In a press release1 issued on February 16, 2011, the EEOC questioned whether a practice of seeking only currently employed job applicants could have a disproportionate impact on women, people of color and the disabled, who were each unemployed in greater numbers. The EEOC’s ultimate determination on this may have a chilling effect on how many employers structure their hiring process.
Our mantra as employment lawyers has been to tell our company clients that they need to make business decisions for business reasons—hire an employee based on his or her background or skills; let an employee go for violating work rules; promote the employee with the highest sales statistics. As HR managers, you probably are well familiar with that operating basis. At a time when businesses are struggling, other concerns may now need to come into play.
By looking at a choice companies would likely argue is not discriminatory, the EEOC reminds us that even decisions that are thought to be based on business reasons can have unintended discriminatory affects. Therefore, since the EEOC’s actions may heighten the possibility of employee claims, businesses need to ensure that actions are not only rooted in "business needs" but also do not have an unintended discriminatory impact. Otherwise, that action could potentially open the company up to discrimination claims.

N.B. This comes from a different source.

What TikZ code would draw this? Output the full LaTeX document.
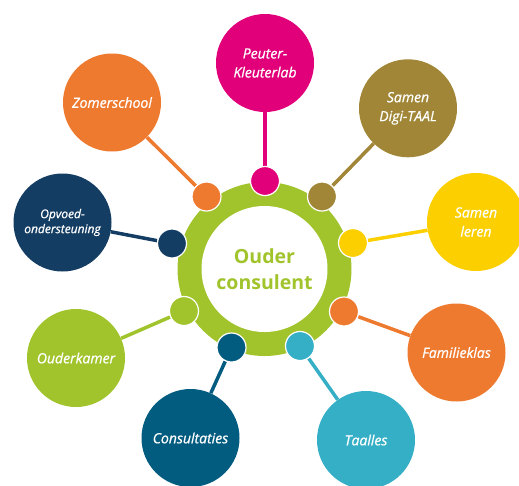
\documentclass[tikz,border=0pt]{standalone}
\usepackage{fontspec}
\setmainfont{Open Sans}
\newfontfamily\topicfont{Open Sans}[FakeBold=0.8]
\usetikzlibrary{backgrounds}

\definecolor{ocGreen}{HTML}{A1C42D}
\definecolor{ocMagenta}{HTML}{E2007A}
\definecolor{ocOrange}{HTML}{EE7A30}
\definecolor{ocBrown}{HTML}{A08636}
\definecolor{ocYellow}{HTML}{FCD000}
\definecolor{ocNavy}{HTML}{143D63}
\definecolor{ocTeal}{HTML}{025C80}
\definecolor{ocBlue}{HTML}{35AFC6}

\tikzset{
  topic/.style={circle, minimum size=98pt, inner sep=0pt, fill=#1, text=white,
    align=center, font=\topicfont\itshape\fontsize{14}{19}\selectfont},
  knob/.style={circle, minimum size=29pt, inner sep=0pt, fill=#1, draw=white, line width=1.2pt},
  link/.style={line width=3.5pt, draw=#1}
}

\begin{document}
\begin{tikzpicture}[x=1pt,y=-1pt]
  \clip (0,0) rectangle (519,485);

  % ring in the middle
  \node[circle, minimum size=174pt, inner sep=0pt, fill=ocGreen] (ring) at (264.5,269) {};
  \node[circle, minimum size=126pt, inner sep=0pt, fill=white, text=ocGreen, align=center,
    font=\bfseries\fontsize{19.5}{26}\selectfont] (core) at (264.5,269) {Ouder\\consulent};

  % knobs on the ring
  \node[knob=ocMagenta] (peuterdot)  at (265,181) {};
  \node[knob=ocOrange]  (zomerdot)   at (206.5,196.5) {};
  \node[knob=ocBrown]   (digidot)    at (322,196.5) {};
  \node[knob=ocNavy]    (opvoeddot)  at (172,243.5) {};
  \node[knob=ocYellow]  (samendot)   at (353,243) {};
  \node[knob=ocGreen]   (ouderkdot)  at (184,311) {};
  \node[knob=ocOrange]  (famildot)   at (344,311.5) {};
  \node[knob=ocTeal]    (consultdot) at (231.5,347.5) {};
  \node[knob=ocBlue]    (taaldot)    at (300,346) {};

  % outer topics
  \node[topic=ocMagenta] (peuter)  at (265,63)      {Peuter-\\Kleuterlab};
  \node[topic=ocOrange]  (zomer)   at (112,102.5)   {Zomerschool};
  \node[topic=ocBrown]   (digi)    at (408,108.3)   {Samen\\Digi-TAAL};
  \node[topic=ocYellow]  (samen)   at (476,222)     {Samen\\leren};
  \node[topic=ocNavy, font=\topicfont\itshape\fontsize{12}{15}\selectfont]
                         (opvoed)  at (62.5,222.5)  {Opvoed-\\ondersteuning};
  \node[topic=ocGreen]   (ouderk)  at (76,358)      {Ouderkamer};
  \node[topic=ocOrange]  (famil)   at (456.5,352.5) {Familieklas};
  \node[topic=ocTeal]    (consult) at (190.5,438)   {Consultaties};
  \node[topic=ocBlue]    (taal)    at (366,440)     {Taalles};

  \begin{scope}[on background layer]
    \draw[link=ocMagenta] (peuter) -- (peuterdot);
    \draw[link=ocOrange]  (zomer) -- (zomerdot);
    \draw[link=ocBrown]   (digi) -- (digidot);
    \draw[link=ocYellow]  (samen) -- (samendot);
    \draw[link=ocNavy]    (opvoed) -- (opvoeddot);
    \draw[link=ocGreen]   (ouderk) -- (ouderkdot);
    \draw[link=ocOrange]  (famil) -- (famildot);
    \draw[link=ocTeal]    (consult) -- (consultdot);
    \draw[link=ocBlue]    (taal) -- (taaldot);
  \end{scope}
\end{tikzpicture}
\end{document}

In usual discrimination cases, a plaintiff has to prove that he or she was discriminated against because of a protected category, and that the company had a discriminatory animus, or intent to discriminate in that case. If a business action has a tendency to affect or screen out members of a particular category, however, there need not be any intent to discriminate—a showing that discrimination occurred is all that is needed. For example, if a company required a high school diploma for an entry-level position which has the effect of eliminating African American applicants when that diploma is not actually reasonably related to the ability to do the job, an African Americans denied a job would only have to show is that he or she had the skills to do the job and members of the applicant’s protected class were improperly screened out by the requirement. The company could then be found liable for discrimination under what is called the "discriminatory impact" theory.
Depending on the outcome of the EEOC’s review of employers’ prohibitions against hiring the unemployed, businesses may need to rethink this and other actions that they believe are being taken for business reasons. Hopefully, this EEOC action will not have a chilling effect on hiring. Adding headcount is a sign that the economy is improving, and getting people back to work is something that should be encouraged.